— START —
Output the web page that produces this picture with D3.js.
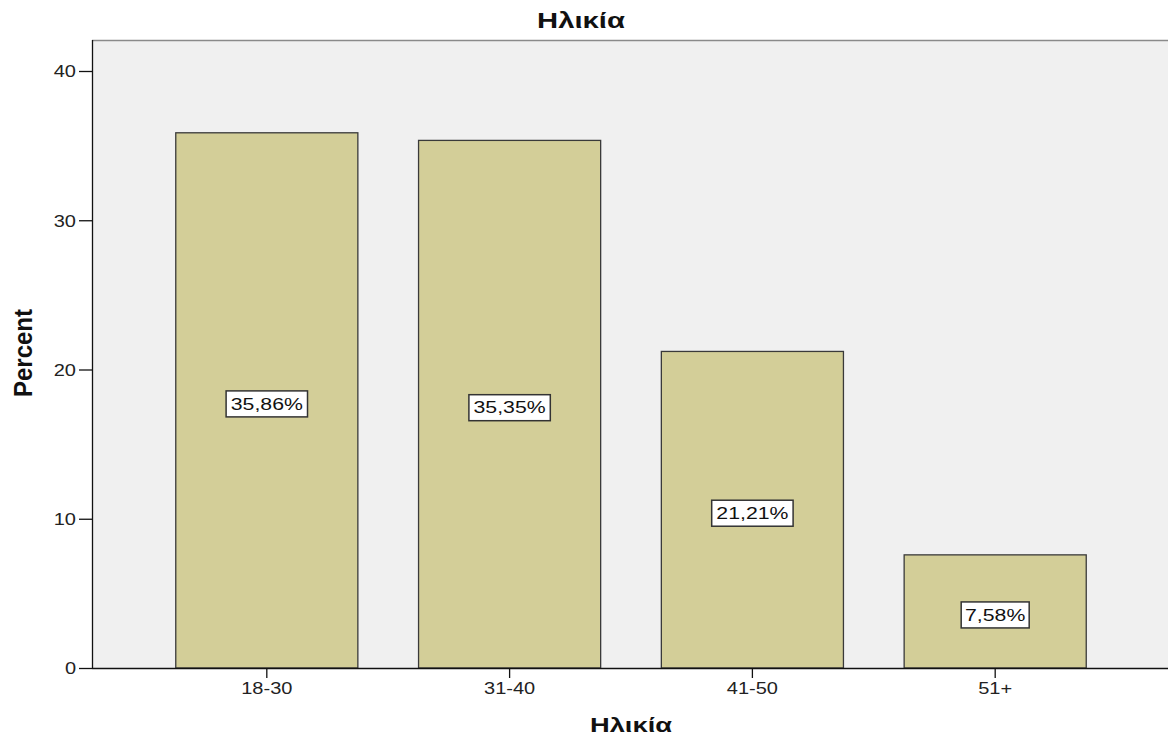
<!DOCTYPE html>
<html>
<head>
<meta charset="utf-8">
<script src="https://cdn.jsdelivr.net/npm/d3@7"></script>
<style>
  html, body { margin: 0; padding: 0; background: #fff; }
  text { font-family: "Liberation Sans", Arial, sans-serif; }
</style>
</head>
<body>
<svg id="chart" width="1168" height="737"></svg>
<script>
const categories = ["18-30", "31-40", "41-50", "51+"];
const percents = [35.86, 35.35, 21.21, 7.58];
const labels = ["35,86%", "35,35%", "21,21%", "7,58%"];
const yTicks = [0, 10, 20, 30, 40];
const chartTitle = "Ηλικία";
const xTitle = "Ηλικία";
const yTitle = "Percent";

const W = 1168, H = 737;
const mLeft = 92, mRight = 1170, mTop = 40, mBottom = 668;
const SX = 1.25; // horizontal stretch of text

const svg = d3.select("#chart");

const x = d3.scaleBand().domain(categories).range([mLeft, mRight])
  .paddingInner(0.25).paddingOuter(0.345);
const y = d3.scaleLinear().domain([0, 40]).range([mBottom, 71]);

// plot background
svg.append("rect").attr("x", mLeft).attr("y", mTop)
  .attr("width", W - mLeft).attr("height", mBottom - mTop)
  .attr("fill", "#f0f0f0");
// top frame line
svg.append("line").attr("x1", mLeft).attr("x2", W).attr("y1", mTop + 0.5).attr("y2", mTop + 0.5)
  .attr("stroke", "#8a8a8a").attr("stroke-width", 1.5);

// bars
svg.append("g").selectAll("rect").data(percents).join("rect")
  .attr("x", (d, i) => x(categories[i]))
  .attr("y", d => y(d))
  .attr("width", x.bandwidth())
  .attr("height", d => mBottom - y(d))
  .attr("fill", "#d3ce98")
  .attr("stroke", "#3a3a3a")
  .attr("stroke-width", 1.3);

// y axis
const yAxis = svg.append("g").attr("transform", `translate(${mLeft},0)`)
  .call(d3.axisLeft(y).tickValues(yTicks).tickSize(13).tickSizeOuter(0).tickPadding(3));
yAxis.select(".domain").remove();
yAxis.append("line").attr("x1", 0.5).attr("x2", 0.5).attr("y1", mTop).attr("y2", mBottom)
  .attr("stroke", "#111").attr("stroke-width", 1.3);
yAxis.selectAll(".tick line").attr("stroke", "#111").attr("stroke-width", 1.3);
yAxis.selectAll(".tick text")
  .attr("font-size", 16).attr("fill", "#222")
  .attr("x", -16 / SX)
  .attr("transform", `scale(${SX},1)`)
  .attr("dy", "0.36em");

// x axis
const xAxis = svg.append("g").attr("transform", `translate(0,${mBottom})`)
  .call(d3.axisBottom(x).tickSize(10).tickSizeOuter(0).tickPadding(5));
xAxis.select(".domain").remove();
xAxis.append("line").attr("x1", mLeft).attr("x2", W).attr("y1", 0.5).attr("y2", 0.5)
  .attr("stroke", "#111").attr("stroke-width", 1.3);
xAxis.selectAll(".tick line").attr("stroke", "#111").attr("stroke-width", 1.3);
xAxis.selectAll(".tick text")
  .attr("font-size", 16).attr("fill", "#222")
  .attr("transform", `scale(${SX},1)`)
  .attr("dy", "0.71em");

// value labels in boxes
const lab = svg.append("g").selectAll("g").data(percents).join("g")
  .attr("transform", (d, i) => `translate(${x(categories[i]) + x.bandwidth() / 2},${y(d / 2) + 3.5})`);
lab.append("rect")
  .attr("x", (d, i) => -(labels[i].length * 6.7 + 0.5))
  .attr("y", -13)
  .attr("width", (d, i) => labels[i].length * 13.4 + 1)
  .attr("height", 26)
  .attr("fill", "#fff")
  .attr("stroke", "#333")
  .attr("stroke-width", 1.5);
lab.append("text")
  .attr("text-anchor", "middle")
  .attr("dy", "0.36em")
  .attr("font-size", 16)
  .attr("fill", "#111")
  .attr("transform", "scale(1.33,1)")
  .text((d, i) => labels[i]);

// titles
svg.append("text")
  .attr("transform", `translate(${W / 2 - 3},28) scale(1.33,1)`)
  .attr("text-anchor", "middle")
  .attr("font-size", 22).attr("font-weight", "bold").attr("fill", "#111")
  .text(chartTitle);

svg.append("text")
  .attr("transform", `translate(${(mLeft + W) / 2 + 1},732) scale(1.3,1)`)
  .attr("text-anchor", "middle")
  .attr("font-size", 21).attr("font-weight", "bold").attr("fill", "#111")
  .text(xTitle);

svg.append("text")
  .attr("transform", `translate(32,353) rotate(-90) scale(1,1.1)`)
  .attr("text-anchor", "middle")
  .attr("font-size", 24).attr("font-weight", "bold").attr("fill", "#111")
  .text(yTitle);
</script>
</body>
</html>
— END —
> _Objective_:
Take the listing and print it again exactly, but without any pictures.

> _Output of the task_:
Output the web page that produces this picture with D3.js.
<!DOCTYPE html>
<html>
<head>
<meta charset="utf-8">
<script src="https://cdn.jsdelivr.net/npm/d3@7"></script>
<style>
  html, body { margin: 0; padding: 0; background: #fff; }
  text { font-family: "Liberation Sans", Arial, sans-serif; }
</style>
</head>
<body>
<svg id="chart" width="1168" height="737"></svg>
<script>
const categories = ["18-30", "31-40", "41-50", "51+"];
const percents = [35.86, 35.35, 21.21, 7.58];
const labels = ["35,86%", "35,35%", "21,21%", "7,58%"];
const yTicks = [0, 10, 20, 30, 40];
const chartTitle = "Ηλικία";
const xTitle = "Ηλικία";
const yTitle = "Percent";

const W = 1168, H = 737;
const mLeft = 92, mRight = 1170, mTop = 40, mBottom = 668;
const SX = 1.25; // horizontal stretch of text

const svg = d3.select("#chart");

const x = d3.scaleBand().domain(categories).range([mLeft, mRight])
  .paddingInner(0.25).paddingOuter(0.345);
const y = d3.scaleLinear().domain([0, 40]).range([mBottom, 71]);

// plot background
svg.append("rect").attr("x", mLeft).attr("y", mTop)
  .attr("width", W - mLeft).attr("height", mBottom - mTop)
  .attr("fill", "#f0f0f0");
// top frame line
svg.append("line").attr("x1", mLeft).attr("x2", W).attr("y1", mTop + 0.5).attr("y2", mTop + 0.5)
  .attr("stroke", "#8a8a8a").attr("stroke-width", 1.5);

// bars
svg.append("g").selectAll("rect").data(percents).join("rect")
  .attr("x", (d, i) => x(categories[i]))
  .attr("y", d => y(d))
  .attr("width", x.bandwidth())
  .attr("height", d => mBottom - y(d))
  .attr("fill", "#d3ce98")
  .attr("stroke", "#3a3a3a")
  .attr("stroke-width", 1.3);

// y axis
const yAxis = svg.append("g").attr("transform", `translate(${mLeft},0)`)
  .call(d3.axisLeft(y).tickValues(yTicks).tickSize(13).tickSizeOuter(0).tickPadding(3));
yAxis.select(".domain").remove();
yAxis.append("line").attr("x1", 0.5).attr("x2", 0.5).attr("y1", mTop).attr("y2", mBottom)
  .attr("stroke", "#111").attr("stroke-width", 1.3);
yAxis.selectAll(".tick line").attr("stroke", "#111").attr("stroke-width", 1.3);
yAxis.selectAll(".tick text")
  .attr("font-size", 16).attr("fill", "#222")
  .attr("x", -16 / SX)
  .attr("transform", `scale(${SX},1)`)
  .attr("dy", "0.36em");

// x axis
const xAxis = svg.append("g").attr("transform", `translate(0,${mBottom})`)
  .call(d3.axisBottom(x).tickSize(10).tickSizeOuter(0).tickPadding(5));
xAxis.select(".domain").remove();
xAxis.append("line").attr("x1", mLeft).attr("x2", W).attr("y1", 0.5).attr("y2", 0.5)
  .attr("stroke", "#111").attr("stroke-width", 1.3);
xAxis.selectAll(".tick line").attr("stroke", "#111").attr("stroke-width", 1.3);
xAxis.selectAll(".tick text")
  .attr("font-size", 16).attr("fill", "#222")
  .attr("transform", `scale(${SX},1)`)
  .attr("dy", "0.71em");

// value labels in boxes
const lab = svg.append("g").selectAll("g").data(percents).join("g")
  .attr("transform", (d, i) => `translate(${x(categories[i]) + x.bandwidth() / 2},${y(d / 2) + 3.5})`);
lab.append("rect")
  .attr("x", (d, i) => -(labels[i].length * 6.7 + 0.5))
  .attr("y", -13)
  .attr("width", (d, i) => labels[i].length * 13.4 + 1)
  .attr("height", 26)
  .attr("fill", "#fff")
  .attr("stroke", "#333")
  .attr("stroke-width", 1.5);
lab.append("text")
  .attr("text-anchor", "middle")
  .attr("dy", "0.36em")
  .attr("font-size", 16)
  .attr("fill", "#111")
  .attr("transform", "scale(1.33,1)")
  .text((d, i) => labels[i]);

// titles
svg.append("text")
  .attr("transform", `translate(${W / 2 - 3},28) scale(1.33,1)`)
  .attr("text-anchor", "middle")
  .attr("font-size", 22).attr("font-weight", "bold").attr("fill", "#111")
  .text(chartTitle);

svg.append("text")
  .attr("transform", `translate(${(mLeft + W) / 2 + 1},732) scale(1.3,1)`)
  .attr("text-anchor", "middle")
  .attr("font-size", 21).attr("font-weight", "bold").attr("fill", "#111")
  .text(xTitle);

svg.append("text")
  .attr("transform", `translate(32,353) rotate(-90) scale(1,1.1)`)
  .attr("text-anchor", "middle")
  .attr("font-size", 24).attr("font-weight", "bold").attr("fill", "#111")
  .text(yTitle);
</script>
</body>
</html>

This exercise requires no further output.